A couple of weeks ago I wrote a story for this newspaper about the descendants of Robert and Bea Clark, a South Boston couple who raised 11 children in a four-room home, roughly over a span from the 1950s to early ‘80s. Nowadays the Clark children and their offspring get together every year to celebrate Thanksgiving in the company of the extended family, which means cooking the holiday feast for up to 100 people. (Growing up in a family of 11 kids, I guess you’d inevitably learn a few superhuman powers. Our family hosted a group of 14 people at our house this Thanksgiving, and that was enough to raise the specter of utter collapse.) The Clark Thanksgiving reunion is a wonderful story about family togetherness that contrasts nicely with the holiday’s increasingly sordid side — the practice by Wal-Mart and many other big corporate retailers of moving of their big sales on Thanksgiving night. A celebration of family values, it ain’t.

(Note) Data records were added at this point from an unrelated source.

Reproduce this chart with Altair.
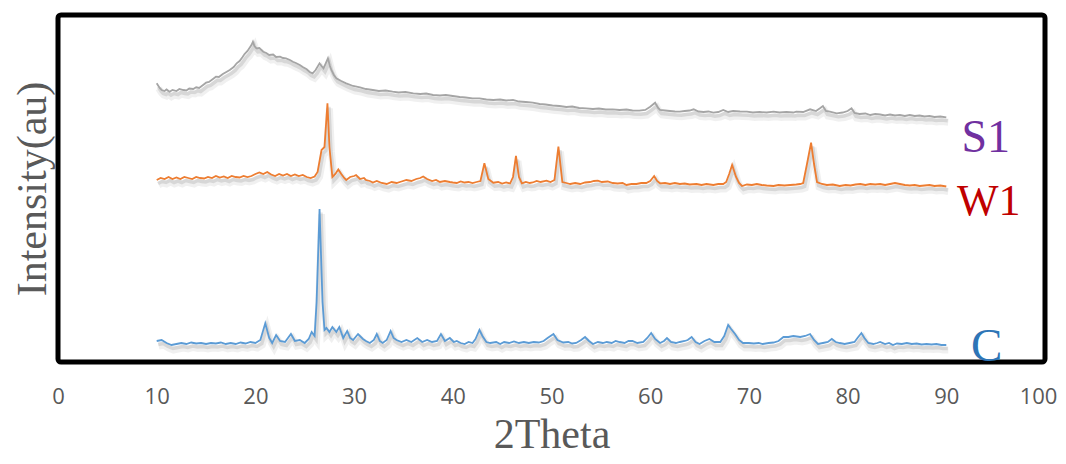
import altair as alt
import pandas as pd

# ---- data (2Theta in degrees, intensity in arbitrary units, offsets included) ----
S1_theta = [10.0, 10.3, 10.5, 10.8, 11.0, 11.3, 11.6, 12.0, 12.3, 12.7, 13.0, 13.3, 13.7, 14.0, 14.3, 14.7,
            15.0, 15.3, 15.7, 16.0, 16.3, 16.7, 17.1, 17.4, 17.8, 18.1, 18.4, 18.7, 18.9, 19.2, 19.4, 19.6,
            19.75, 19.9, 20.1, 20.4, 20.8, 21.1, 21.4, 21.8, 22.1, 22.5, 22.8, 23.1, 23.5, 23.8, 24.1, 24.5,
            24.8, 25.2, 25.5, 25.8, 26.1, 26.5, 26.7, 26.9, 27.1, 27.35, 27.55, 27.7, 27.95, 28.2, 28.7, 29.2,
            29.9, 30.6, 31.2, 31.9, 32.5, 33.2, 33.9, 34.5, 35.2, 36.0, 36.7, 37.3, 38.0, 38.7, 39.3, 40.0,
            40.7, 41.3, 42.0, 42.7, 43.4, 44.1, 44.8, 45.4, 46.1, 46.7, 47.4, 48.1, 48.8, 49.4, 50.1, 50.8,
            51.5, 52.1, 52.8, 53.5, 54.2, 54.8, 55.5, 56.2, 56.9, 57.6, 58.2, 58.9, 59.5, 60.0, 60.5, 60.8,
            61.0, 61.5, 62.0, 62.5, 63.0, 63.5, 64.0, 64.4, 64.9, 65.4, 65.9, 66.4, 66.9, 67.4, 67.9, 68.4,
            69.1, 69.8, 70.4, 71.1, 71.8, 72.5, 73.1, 73.8, 74.5, 74.8, 75.5, 76.2, 76.8, 77.2, 77.5, 77.8,
            78.2, 78.9, 79.5, 80.0, 80.4, 80.7, 81.2, 81.8, 82.3, 82.8, 83.3, 83.8, 84.3, 84.8, 85.3, 85.8,
            86.3, 86.8, 87.3, 87.8, 88.3, 88.8, 89.4, 90.0]
S1_int = [278.7, 274, 272, 271, 272.5, 270.3, 272, 271, 273, 272, 271.5, 273.5, 273, 274.7, 274, 277,
          279.3, 280, 283, 285.3, 285, 288, 290.3, 292, 295, 298.7, 301, 305, 308, 311, 314, 317,
          320.3, 316, 313.7, 314, 310.3, 309, 307, 307.5, 305, 305.3, 304, 303.7, 302, 300.3, 299, 297,
          295, 292.7, 290, 288.7, 292, 298.7, 296, 293.7, 298, 303.7, 296, 292, 287, 283.7, 281, 278.7,
          276, 274.7, 273, 272, 271, 271.5, 270.3, 269.5, 270, 268.7, 268, 268.5, 267, 266.5, 267, 266,
          265, 264.5, 263.7, 263.7, 262.5, 262, 262.5, 261.5, 262, 260.5, 260, 259.3, 258, 257.5, 256.5, 256,
          255, 255.5, 254, 253.7, 253, 253.5, 252.5, 252.7, 252, 252.5, 251.5, 251.3, 252, 255.3, 259.3, 254,
          252, 251.5, 251, 250.5, 250.3, 251, 251.5, 252.7, 250.5, 250, 250.5, 249.3, 250, 252, 250, 251,
          250.5, 250.3, 249.5, 250, 249.5, 250.3, 249.5, 250, 249.5, 250.3, 250, 252.7, 251, 253.7, 256, 251,
          250.3, 248.7, 249.5, 251, 253.7, 249, 248, 248.5, 247, 248, 247.5, 246.5, 247.5, 246.5, 247, 246,
          247, 246, 246.5, 245.5, 246, 245, 245.5, 244.7]

W1_theta = [10.0, 10.4, 10.8, 11.2, 11.6, 12.0, 12.4, 12.8, 13.2, 13.6, 14.0, 14.4, 14.8, 15.2, 15.6, 16.0,
            16.4, 16.8, 17.2, 17.6, 18.0, 18.4, 18.8, 19.2, 19.6, 20.0, 20.4, 20.8, 21.2, 21.6, 22.0, 22.4,
            22.8, 23.2, 23.6, 24.0, 24.4, 24.8, 25.2, 25.6, 26.0, 26.3, 26.7, 27.0, 27.3, 27.5, 27.8, 28.1,
            28.4, 28.7, 29.0, 29.2, 29.6, 30.0, 30.2, 30.6, 31.0, 31.2, 31.6, 31.9, 32.3, 32.8, 33.3, 33.8,
            34.3, 34.8, 35.3, 35.8, 36.3, 36.7, 37.0, 37.4, 37.9, 38.3, 38.7, 39.2, 39.7, 40.0, 40.4, 40.8,
            41.2, 41.6, 42.0, 42.4, 42.8, 43.2, 43.6, 44.1, 44.6, 45.0, 45.4, 45.8, 46.1, 46.4, 46.7, 47.0,
            47.4, 47.8, 48.1, 48.5, 48.9, 49.5, 49.9, 50.3, 50.7, 51.1, 51.5, 51.9, 52.4, 52.9, 53.4, 53.9,
            54.3, 54.7, 55.1, 55.7, 56.2, 56.7, 57.2, 57.6, 58.1, 58.6, 59.1, 59.6, 60.0, 60.4, 60.7, 61.0,
            61.5, 62.0, 62.5, 63.0, 63.5, 64.0, 64.7, 65.2, 65.7, 66.4, 66.9, 67.4, 67.7, 68.0, 68.3, 68.7,
            69.0, 69.3, 69.8, 70.3, 70.8, 71.3, 71.8, 72.5, 73.0, 73.6, 74.2, 74.8, 75.2, 75.5, 75.9, 76.3,
            76.6, 76.9, 77.4, 77.9, 78.5, 79.2, 79.8, 80.3, 80.8, 81.3, 81.8, 82.3, 82.8, 83.3, 83.8, 84.3,
            84.8, 85.3, 85.8, 86.3, 86.8, 87.3, 87.8, 88.3, 88.8, 89.4, 90.0]
W1_int = [182, 184, 183, 185, 183, 184.5, 183, 185, 184, 183, 185, 184, 183.5, 185, 184, 186,
          184.5, 185.5, 184, 186, 185, 184.5, 186, 185, 186, 188, 189.5, 188, 190, 187.5, 186, 188,
          186.5, 188, 186, 187.5, 186, 187, 185, 184, 185.5, 190, 212, 215, 258.7, 215, 185, 188,
          192.5, 188, 184, 182, 185, 186, 187, 183, 184, 182, 181, 179.5, 181, 179, 178, 180,
          179, 180.5, 182, 181, 183, 184, 185.5, 183, 181, 182, 180, 181, 180, 179.5, 179, 180.5,
          179.5, 180, 179, 180, 181, 198.7, 183, 179.3, 180, 178.5, 179.5, 178.5, 185, 206, 185, 178.7,
          180, 179, 179.5, 181, 180, 181.3, 180, 182, 215.3, 180, 179, 178, 179, 178, 179.5, 180,
          181, 181.3, 180, 180.5, 179, 178.5, 179, 177, 178, 178, 179, 179, 181, 186, 181, 178.7,
          179, 178, 179, 178, 178.5, 177.5, 178, 177, 178, 177, 178, 178, 180, 188, 197, 185,
          179, 176, 177.5, 177, 178, 177, 176.5, 176, 177, 176.5, 177, 177.5, 178, 179, 198.7, 219.3,
          198, 180, 178, 177, 177.5, 176, 177, 176.5, 177.5, 178, 177, 178, 177.5, 178, 177, 178,
          179, 178, 177, 176.5, 177, 176, 176.5, 177, 176, 176.5, 175.5]

C_theta = [10.0, 10.5, 11.0, 11.5, 12.0, 12.5, 13.0, 13.5, 14.0, 14.5, 15.0, 15.5, 16.0, 16.5, 17.0, 17.5,
           18.0, 18.5, 19.0, 19.5, 20.0, 20.5, 21.0, 21.4, 21.7, 22.1, 22.5, 23.0, 23.6, 24.0, 24.5, 25.0,
           25.4, 25.7, 26.0, 26.2, 26.5, 26.8, 27.0, 27.2, 27.5, 27.8, 28.2, 28.5, 28.9, 29.3, 29.6, 29.9,
           30.4, 30.9, 31.2, 31.6, 32.0, 32.3, 32.6, 32.9, 33.3, 33.7, 34.0, 34.3, 34.8, 35.3, 35.8, 36.4,
           36.9, 37.4, 37.9, 38.4, 38.8, 39.2, 39.7, 40.1, 40.4, 40.8, 41.2, 41.6, 42.0, 42.3, 42.7, 43.0,
           43.4, 43.8, 44.4, 44.8, 45.2, 45.7, 46.2, 46.7, 47.2, 47.7, 48.2, 48.7, 49.2, 49.6, 50.2, 50.6,
           51.2, 51.7, 52.1, 52.5, 53.0, 53.4, 53.8, 54.2, 54.7, 55.2, 55.6, 56.1, 56.5, 56.9, 57.4, 57.8,
           58.2, 58.7, 59.3, 59.7, 60.1, 60.5, 61.0, 61.4, 61.7, 62.1, 62.6, 63.0, 63.5, 63.8, 64.2, 64.6,
           65.0, 65.5, 66.0, 66.5, 67.1, 67.5, 67.9, 68.2, 68.6, 69.0, 69.4, 70.0, 70.5, 71.0, 71.4, 72.0,
           72.5, 73.0, 73.5, 74.0, 74.5, 75.2, 75.7, 76.2, 76.6, 77.0, 77.5, 78.0, 78.4, 78.8, 79.2, 79.7,
           80.2, 80.7, 81.0, 81.4, 81.7, 82.1, 82.6, 83.0, 83.3, 83.8, 84.2, 84.6, 85.0, 85.5, 86.0, 86.5,
           87.0, 87.5, 88.0, 88.5, 89.0, 89.5, 90.0]
C_int = [21, 22, 19, 17, 18, 19, 18, 19.5, 18.5, 19, 18, 19, 18.5, 19.5, 18, 19,
         18, 19.5, 18.5, 20, 19, 22, 38.7, 24, 19, 27, 21, 20, 28, 21, 22, 19,
         23, 30, 26, 60, 153, 60, 32, 34, 30, 35, 30, 35, 24, 31, 24, 22,
         28, 23, 21, 19, 22, 28, 21, 19, 22, 31, 24, 22, 20, 22, 20, 24,
         20, 22, 20, 21, 28, 21, 24, 20, 21, 19, 18, 20, 19, 23, 32, 26,
         20, 19, 20, 18, 20, 19, 20.5, 19, 20, 19, 20, 19.5, 21, 24, 28, 22,
         19.5, 20, 18.5, 19, 22, 25, 21, 18, 20, 19, 20, 19, 21, 20, 19, 21,
         21, 19, 20, 24, 29, 23, 19, 21, 24, 20, 19, 20, 21, 22, 25, 20,
         18, 21, 23, 20, 20, 26, 37, 33, 28, 22, 19, 19, 18.5, 19, 18, 19,
         19.5, 21, 25, 25, 26, 25, 26, 28, 22, 18, 19, 20, 23, 20, 19, 18,
         19, 20, 24, 29, 24, 19, 18, 19, 20, 18, 19, 17, 18.5, 18, 19, 18,
         18.5, 17.5, 18, 17.5, 18, 17, 17]

series_names = ["S1", "W1", "C"]
series_colors = ["#A5A5A5", "#ED7D31", "#5B9BD5"]

label_text = ["S1", "W1", "C"]
label_theta = [94.0, 94.3, 94.1]
label_int = [210, 147, 1]
label_colors = ["#7030A0", "#C00000", "#2E75B6"]
label_sizes = [46, 44, 47]

x_ticks = list(range(0, 101, 10))

# ---- tables ----
rows = []
for name, xs, ys in [("S1", S1_theta, S1_int), ("W1", W1_theta, W1_int), ("C", C_theta, C_int)]:
    for a, b in zip(xs, ys):
        rows.append({"series": name, "theta": a, "intensity": b})
df = pd.DataFrame(rows)
labels = pd.DataFrame({"label": label_text, "theta": label_theta, "intensity": label_int,
                       "color": label_colors, "size": label_sizes})

X = alt.X("theta:Q", scale=alt.Scale(domain=[0, 100], nice=False, zero=False),
          axis=alt.Axis(values=x_ticks, title="2Theta", domain=False, ticks=False, grid=False,
                        labelFont="Open Sans", labelFontSize=22, labelColor="#595959",
                        labelPadding=24, labelFlush=False,
                        labelOffset={"condition": {"test": "datum.value == 100", "value": -7}, "value": 0},
                        titleFont="Liberation Serif", titleFontSize=42, titleFontWeight="normal",
                        titleColor="#595959", titlePadding=7))
Y = alt.Y("intensity:Q", scale=alt.Scale(domain=[0, 347], nice=False, zero=False),
          axis=alt.Axis(title="Intensity(au)", labels=False, ticks=False, domain=False, grid=False,
                        titleFont="Liberation Serif", titleFontSize=42, titleFontWeight="normal",
                        titleColor="#595959", titlePadding=4))

base = alt.Chart(df).encode(x=X, y=Y, detail="series:N")

shadow1 = base.mark_line(strokeWidth=7, opacity=0.06, xOffset=2, yOffset=5, color="#000000")
shadow2 = base.mark_line(strokeWidth=3.5, opacity=0.10, xOffset=1.5, yOffset=3.5, color="#000000")
lines = base.mark_line(strokeWidth=1.8).encode(
    color=alt.Color("series:N", scale=alt.Scale(domain=series_names, range=series_colors), legend=None)
)

text = alt.Chart(labels).mark_text(font="Liberation Serif", baseline="alphabetic", align="center").encode(
    x=X, y=Y, text="label:N",
    color=alt.Color("color:N", scale=None),
    size=alt.Size("size:Q", scale=None),
)

chart = alt.layer(shadow1, shadow2, lines, text).properties(
    width=987, height=347,
    autosize=alt.AutoSizeParams(type="none"),
    padding={"left": 50, "top": 7, "right": 13, "bottom": 99},
    background="white",
).configure_view(
    stroke="#000000", strokeWidth=5, cornerRadius=3
)

chart.save("out.html", embed_options={"renderer": "svg", "actions": False})
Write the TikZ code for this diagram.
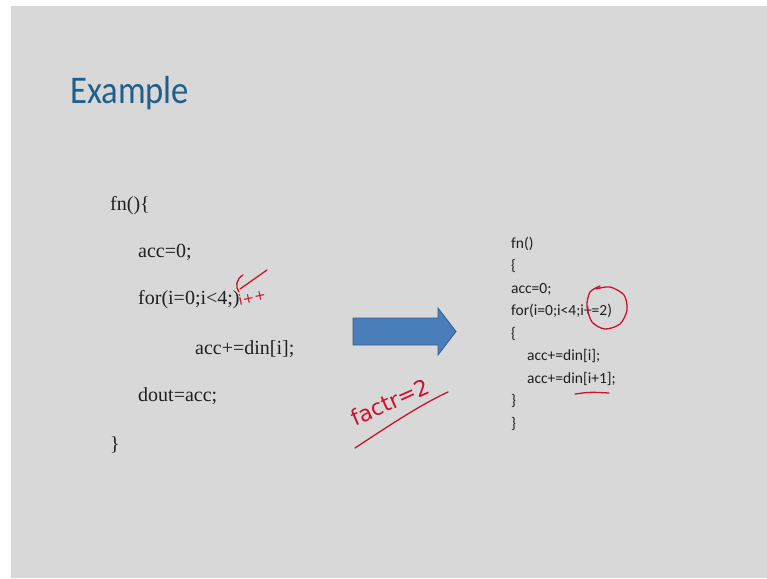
\documentclass[tikz,border=0pt]{standalone}
\usepackage{fontspec}
\setmainfont{Liberation Serif}
\newfontfamily\calib{Carlito}
\newfontfamily\handfont{DejaVu Sans}
\definecolor{slidebg}{RGB}{216,216,216}
\definecolor{titleblue}{RGB}{31,95,140}
\definecolor{inkred}{RGB}{204,18,44}
\definecolor{arrowfill}{RGB}{74,126,187}
\definecolor{arrowline}{RGB}{56,93,138}
\tikzset{
  leftcode/.style={anchor=base west, inner sep=0pt, font=\fontsize{20}{24}\selectfont, text=black!88},
  rightcode/.style={anchor=base west, inner sep=0pt, font=\calib\fontsize{15.5}{18}\selectfont, text=black!88},
  inkline/.style={draw=inkred, line width=1.3pt, line cap=round, line join=round},
  inktext/.style={inner sep=0pt, text=inkred, font=\handfont}
}
\begin{document}
\begin{tikzpicture}[x=1pt,y=-1pt]
\useasboundingbox (0,0) rectangle (767,578);
\fill[white] (0,0) rectangle (767,578);
\fill[slidebg] (11,6) rectangle (767,578);

\node[anchor=base west, inner sep=0pt, font=\calib\fontsize{35}{40}\selectfont, text=titleblue, xscale=0.99, yscale=1.12] (title) at (70,103) {Example};

% left code
\node[leftcode] (l1) at (110,210) {fn()\{};
\node[leftcode] (l2) at (138,257) {acc=0;};
\node[leftcode] (l3) at (138,304) {for(i=0;i<4;)};
\node[leftcode] (l4) at (195,354) {acc+=din[i];};
\node[leftcode] (l5) at (138,401) {dout=acc;};
\node[leftcode] (l6) at (110,450) {\}};

% right code
\node[rightcode] (r1) at (511,248) {fn()};
\node[rightcode] (r2) at (511,270.5) {\{};
\node[rightcode] (r3) at (511,293) {acc=0;};
\node[rightcode] (r4) at (511,315.5) {for(i=0;i<4;i+=2)};
\node[rightcode] (r5) at (511,338) {\{};
\node[rightcode] (r6) at (527,360.5) {acc+=din[i];};
\node[rightcode] (r7) at (527,383) {acc+=din[i+1];};
\node[rightcode] (r8) at (511,405.5) {\}};
\node[rightcode] (r9) at (511,428) {\}};

% block arrow
\draw[draw=arrowline, fill=arrowfill, line width=0.8pt, line join=miter]
  (353,318) -- (438,318) -- (438,308) -- (456,331.5) -- (438,355) -- (438,345) -- (353,345) -- cycle;

% red annotations
\draw[inkline] (267,270) -- (240,289);
\draw[inkline] (243,275) .. controls (236,279) and (235,287) .. (239,292);
\node[inktext, font=\handfont\fontsize{14}{14}\selectfont, rotate=12] (ipp) at (252,297) {i++};

\node[inktext, font=\handfont\fontsize{22}{22}\selectfont, rotate=24] (factor) at (390,402) {factr=2};
\draw[inkline] (355,448) .. controls (390,425) and (420,405) .. (448,392);

\draw[inkline] plot[smooth] coordinates {(596,289) (610,287) (624,295) (627,310) (620,324) (605,329) (592,322) (587,306) (590,292) (600,286)};
\draw[inkline] (575,394) .. controls (590,392) .. (609,393);
\end{tikzpicture}
\end{document}
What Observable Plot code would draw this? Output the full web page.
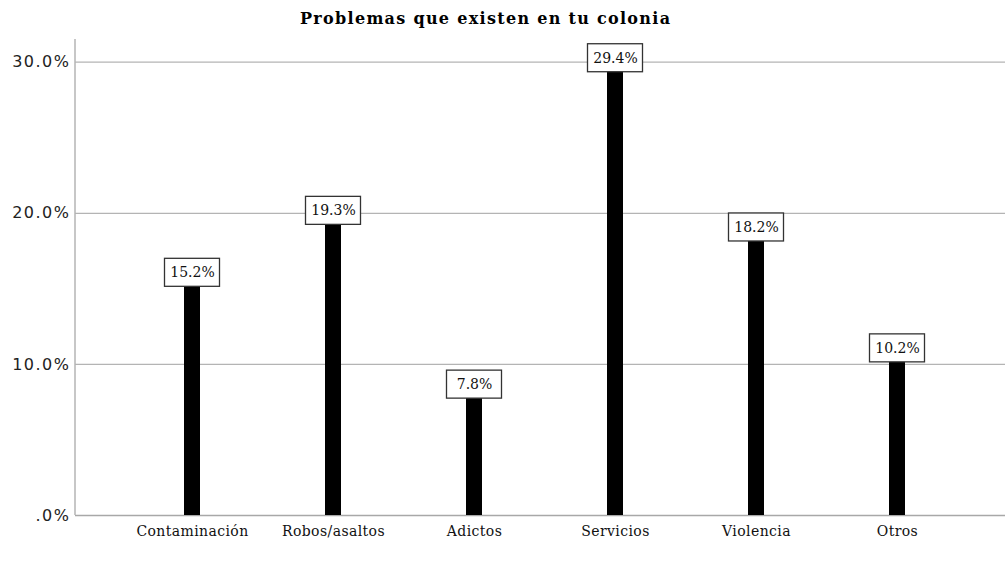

Yet before anyone condemns the people who flock to Wal-Mart on Thanksgiving Thursday, it’s worth keeping in mind how much 80 and 90 percent price discounts from the big-box stores can mean to people living on knife’s edge. I’m sure that Mr. Clark, he of the 11 children, could have identified — he worked most his life for Halifax Cotton Mills, a job that will never be mistaken for the corner window office at a Manhattan hedge fund. Yet assuming its wage levels were in line with the rest the southern textile manufacturing sector, Halifax Cotton Mill would have paid its employees twice what the person working behind the cash register at Wal-Mart can expect to earn today. People and families that embody the world’s better qualities make for great stories, and they deserve whatever praise and attention comes their way. But let’s not make the mistake of thinking that hard times exist only in the rear view mirror. Plenty of people struggle today to eke out an existence on wages that are less than mill workers earned back in the day. It doesn’t have to be this way.